Does this mean we are to limit ourselves to storied superheroes who have been around for forty to seventy years, dismissing any young, fresh characters? Such a severe restriction would discourage innovation in Hollywood and ultimately hurt all parties involved — especially the audience.
What, then, are useful metrics for predicting a superhero's success? What are fair and accurate expectations when indulging in such films? Can — should — they be held to the same standards as any other cinematic enterprise?
5 thoughts on “The Not-So-Marvelous”
On the one hand, I agree that movies based on comic book superheroes should be held to the same standards of quality as other films.
On the other hand, as a genre fan, I try to keep in mind the dearth of well-done adaptations and that translating stories and characters from one medium to another is tricky.
Plus, there are always guilty pleasures, such as the campy 1960s Adam West Batman or Stripperella.
I liked second-tier flicks such as Constantine, Fantastic Four, and Hellboy, and I'm looking forward to Ghost Rider, Teenage Mutant Ninja Turtles, and eventually Wonder Woman.

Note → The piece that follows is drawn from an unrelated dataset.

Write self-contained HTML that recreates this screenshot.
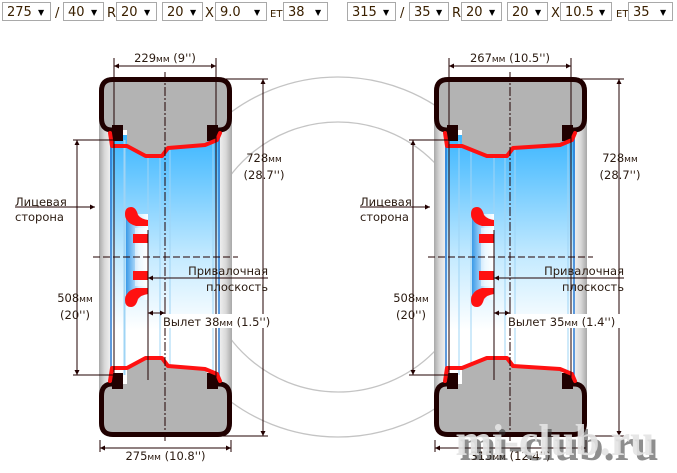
<!DOCTYPE html>
<html><head><meta charset="utf-8">
<style>
html,body{margin:0;padding:0;background:#fff;width:677px;height:473px;overflow:hidden}
svg{position:absolute;left:0;top:0}
text{font-family:"DejaVu Sans","Liberation Sans",sans-serif;fill:#2a1a10}
</style></head><body>
<svg id="s" width="677" height="473" viewBox="0 0 677 473" xmlns="http://www.w3.org/2000/svg">
<defs>
<linearGradient id="blue" x1="0" y1="0" x2="0" y2="1">
<stop offset="0" stop-color="#3cb6ff"/><stop offset="0.5" stop-color="#c4eaff"/><stop offset="0.8" stop-color="#fff"/><stop offset="1" stop-color="#fff"/>
</linearGradient>
<linearGradient id="sideL" x1="0" y1="0" x2="1" y2="0">
<stop offset="0" stop-color="#a8a8a8"/><stop offset="0.5" stop-color="#d8d8d8"/><stop offset="1" stop-color="#eee"/>
</linearGradient>
<linearGradient id="sideR" x1="0" y1="0" x2="1" y2="0">
<stop offset="0" stop-color="#eee"/><stop offset="0.5" stop-color="#d8d8d8"/><stop offset="1" stop-color="#a8a8a8"/>
</linearGradient>
<linearGradient id="hub" x1="0" y1="0" x2="1" y2="0">
<stop offset="0" stop-color="#3a9ae8"/><stop offset="0.6" stop-color="#d8f0ff"/><stop offset="1" stop-color="#fff"/>
</linearGradient>
</defs>
<g fill="none" stroke="#c4c4c4" stroke-width="1.3">
<circle cx="338" cy="257" r="180"/><circle cx="338" cy="257" r="135"/>
</g>
<g id="g"></g>
</svg>
<script>
var out='';
function sel(x,w,t){
 out+='<rect x="'+(x+0.5)+'" y="2.5" width="'+w+'" height="18" fill="#fff" stroke="#a9a9a9"/>';
 out+='<text x="'+(x+5)+'" y="16" font-size="13" style="fill:#3a2000">'+t+'</text>';
 out+='<text x="'+(x+w-12)+'" y="15" font-size="8" style="fill:#000">▼</text>';
}
function lab(x,t){out+='<text x="'+x+'" y="17" font-size="13" style="fill:#3a2000">'+t+'</text>';}
function T(x,y,t,anchor,sz){out+='<text x="'+x+'" y="'+y+'" font-size="'+(sz||11.5)+'" text-anchor="'+(anchor||'start')+'">'+t+'</text>';}
function mm(n,inch){return n+'<tspan font-size="9">мм</tspan> ('+inch+'\'\')';}
function L(x1,y1,x2,y2,c,w,d){out+='<line x1="'+x1+'" y1="'+y1+'" x2="'+x2+'" y2="'+y2+'" stroke="'+(c||'#200')+'" stroke-width="'+(w||1)+'"'+(d?' stroke-dasharray="'+d+'"':'')+'/>';}
function arrH(x1,x2,y){L(x1,y,x2,y);out+='<path d="M'+x1+' '+y+'l5 -2.5v5z M'+x2+' '+y+'l-5 -2.5v5z" fill="#200"/>';}
function arrV(x,y1,y2){L(x,y1,x,y2);out+='<path d="M'+x+' '+y1+'l-2.5 5h5z M'+x+' '+y2+'l-2.5 -5h5z" fill="#200"/>';}
function panel(p){
 var tL=p.tL,tR=p.tR,rL=p.rL,rR=p.rR,cx=p.cx,f=p.face,w=rR-rL;
 out+='<rect x="'+tL+'" y="110" width="'+(rL-4-tL)+'" height="294" fill="url(#sideL)"/>';
 out+='<rect x="'+(rR+4)+'" y="110" width="'+(tR-rR-4)+'" height="294" fill="url(#sideR)"/>';
 out+='<rect x="'+(rL-4)+'" y="135" width="'+(w+8)+'" height="244" fill="url(#blue)"/>';
 L(rL-3,135,rL-3,379,'#2a78d0',1.5);L(rR+3,135,rR+3,379,'#2a78d0',1.5);
 [rL+10,p.hubL,f,cx-5,cx+5,rR-3].forEach(function(x){L(x,140,x,375,'#9fd4f5',1);});
 // hub
 var h=p.hubL;
 out+='<rect x="'+(h+1)+'" y="214" width="'+(f-h-1)+'" height="86" fill="url(#hub)"/>';
 out+='<rect x="'+(h+10)+'" y="228" width="'+(f-h-10)+'" height="58" fill="#fff" opacity="0.5"/>';
 function hubHalf(top){
  var s=top?1:-1,c=257;
  function Y(d){return c-s*d;}
  out+='<path d="M'+h+' '+Y(43)+' Q'+h+' '+Y(50)+' '+(h+6)+' '+Y(50)+' Q'+(h+11)+' '+Y(50)+' '+(h+13)+' '+Y(42)+' Q'+(h+16)+' '+Y(38)+' '+(f)+' '+Y(37)+' V'+Y(31)+' H'+(h+11)+' Q'+(h+4)+' '+Y(33)+' '+(h+2)+' '+Y(37)+' Q'+h+' '+Y(39)+' '+h+' '+Y(43)+'z" fill="#f11"/>';
  out+='<rect x="'+(h+8)+'" y="'+Math.min(Y(23),Y(14))+'" width="'+(f-h-8)+'" height="9" fill="#f11"/>';
 }
 hubHalf(true);hubHalf(false);
 function tire(top){
  var s=top?1:-1,y0=top?77:437;
  function Y(d){return y0+s*d;}
  var d='M'+tL+' '+Y(53)+' V'+Y(14)+' Q'+tL+' '+y0+' '+(tL+14)+' '+y0+' H'+(tR-14)+' Q'+tR+' '+y0+' '+tR+' '+Y(14)+' V'+Y(41)+' Q'+tR+' '+Y(53)+' '+(tR-12)+' '+Y(53)+' H'+(rR-8)+' V'+Y(62)+' L'+(rR-11)+' '+Y(68)+' L'+(cx+3)+' '+Y(71)+' L'+(cx-3)+' '+Y(79)+' L'+(rL+0.31*w)+' '+Y(79)+' L'+(rL+13)+' '+Y(69)+' V'+Y(53)+' H'+(tL+12)+' Q'+tL+' '+Y(53)+' '+tL+' '+Y(41)+'z';
  out+='<path d="'+d+'" fill="#b3b3b3"/>';
  out+='<path d="M'+(rL-1)+' '+Y(53)+' H'+(tL+13)+' Q'+(tL+2.5)+' '+Y(53)+' '+(tL+2.5)+' '+Y(41)+' V'+Y(14)+' Q'+(tL+2.5)+' '+Y(2.5)+' '+(tL+14)+' '+Y(2.5)+' H'+(tR-14)+' Q'+(tR-2.5)+' '+Y(2.5)+' '+(tR-2.5)+' '+Y(14)+' V'+Y(41)+' Q'+(tR-2.5)+' '+Y(53)+' '+(tR-13)+' '+Y(53)+' H'+(rR-8)+'" fill="none" stroke="#200000" stroke-width="5"/>';
  out+='<rect x="'+(rL-2)+'" y="'+Math.min(Y(48),Y(64))+'" width="11" height="16" fill="#200000"/>';
  out+='<rect x="'+(rR-9)+'" y="'+Math.min(Y(48),Y(64))+'" width="11" height="16" fill="#200000"/>';
  var pts=[[rL-4,56],[rL-2,69],[rL+13,69],[rL+0.31*w,79],[cx-3,79],[cx+3,71],[rR-11,68],[rR+1,63],[rR+4,56]];
  out+='<polyline points="'+pts.map(function(q){return q[0]+','+Y(q[1]);}).join(' ')+'" fill="none" stroke="#f11" stroke-width="4" stroke-linejoin="round" stroke-linecap="round"/>';
 }
 tire(true);tire(false);
 L(cx,72,cx,442,'#200',1,'9 2 2 2');
 L(tL-6,257,tR+6,257,'#200',1,'7 3');
 L(rL,58,rL,380,'#200',1);L(rR,58,rR,380,'#200',1);
 arrH(rL,rR,66);T(cx,62,mm(p.rw,p.rwi),'middle');
 L(tL+1,440,tL+1,452);L(tR-1,440,tR-1,452);arrH(tL+1,tR-1,448);T((tL+tR)/2,460,mm(p.tw,p.twi),'middle');
 L(tR-12,79,p.hx+5,79);L(tR-12,436,p.hx+5,436);arrV(p.hx,79,436);
 T(p.hx+1,162,'728<tspan font-size="9">мм</tspan>','middle');T(p.hx+1,179,'(28.7\'\')','middle');
 L(p.dx-4,140,rL+6,140);L(p.dx-4,375,rL+6,375);arrV(p.dx,140,375);
 T(p.dx-2,302,'508<tspan font-size="9">мм</tspan>','middle');T(p.dx-2,319,'(20\'\')','middle');
 T(p.lx,206,'Лицевая','start');T(p.lx,221,'сторона','start');
 L(p.lx,207,tL-4,207);out+='<path d="M'+(tL-4)+' 207 l-5 -2.5v5z" fill="#200"/>';
 L(f,230,f,380,'#200',1);
 L(f,278,p.hx+5,278);out+='<path d="M'+f+' 278 l5 -2.5v5z" fill="#200"/>';
 T(p.hx+5,275,'Привалочная','end');T(p.hx+5,291,'плоскость','end');
 L(cx,300,cx,330);arrH(f,cx,313);
 out+='<rect x="'+(cx-3)+'" y="314" width="'+(p.hx-cx+12)+'" height="14" fill="#fff"/>';
 T(cx-2,326,'Вылет '+p.et+'<tspan font-size="9">мм</tspan> ('+p.eti+'\'\')','start');
}
sel(2,48,'275');lab(55,'/');sel(63,40,'40');lab(107,'R');sel(116,40,'20');sel(162,40,'20');lab(205,'X');sel(215,51,'9.0');lab(270,'<tspan font-size="10">ET</tspan>');sel(283,44,'38');
sel(347,48,'315');lab(400,'/');sel(409,39,'35');lab(452,'R');sel(461,40,'20');sel(507,40,'20');lab(551,'X');sel(560,51,'10.5');lab(616,'<tspan font-size="10">ET</tspan>');sel(628,44,'35');
panel({tL:99,tR:232,rL:114,rR:216,cx:165,face:148,hubL:125,rw:229,rwi:'9',tw:275,twi:'10.8',hx:263,dx:77,lx:15,et:38,eti:'1.5'});
panel({tL:434,tR:587,rL:449,rR:571,cx:510,face:494,hubL:471,rw:267,rwi:'10.5',tw:315,twi:'12.4',hx:619,dx:413,lx:360,et:35,eti:'1.4'});
out+='<text x="559" y="460" text-anchor="middle" font-size="44" font-weight="bold" style="font-family:\'Liberation Serif\',serif;fill:#333;opacity:0.55">mi-club.ru</text>';
out+='<text x="555" y="455" text-anchor="middle" font-size="44" font-weight="bold" style="font-family:\'Liberation Serif\',serif;fill:#e4e4e4;opacity:0.9">mi-club.ru</text>';
document.getElementById('g').innerHTML=out;
</script>
</body></html>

However, I would only recommend or defend to non-superhero fans movies such as Batman Begins, Superman Returns, or Spider-Man 2.
I've never been a comic book reader, but there have been some actually good films based on them, especially the last handful of years. I'll agree with Gene: Batman Begins, Superman Returns, and Spider-Man 2 were all good. I liked the first Spider-Man as well.
I also enjoyed the first two X-Men movies. The third I didn't care for particularly.
I agree that those films had mass-market appeal. But why is that? Because the characters are well-known? When directing minor characters, do directors decide, "Nobody but geeks know who these guys are, so let's make a movie that appeals to just them"?
True, the superhero movies I mentioned as personal favorites also happened to have mass-market appeal, partly because the protagonists were already known in pop culture. Yes, many secondary comic book adaptations fail because film makers talk down to their audience or because a low-budget flick featuring a second-string character has been cranked out in an effort to make money off the latest wave in popularity.
Well, I've just come home from seeing Ghost Rider. Not having ever read the comic book, I had no real idea what to expect. (But I really wanted to see it if only to spot the location shots around my home town of Melbourne.)
I've got to say that I really enjoyed the movie. I've never been much into the horror genre, but although it flirted with crossing the line, it retained a comic book feel that kept it all "fun".
Having said that, as with most of the comic book movies, don't expect too much from the plot. Just sit back and enjoy the experience!
BTW, I thought the special effects were pretty good too — CGI means character "transformations" are pretty seamless these days.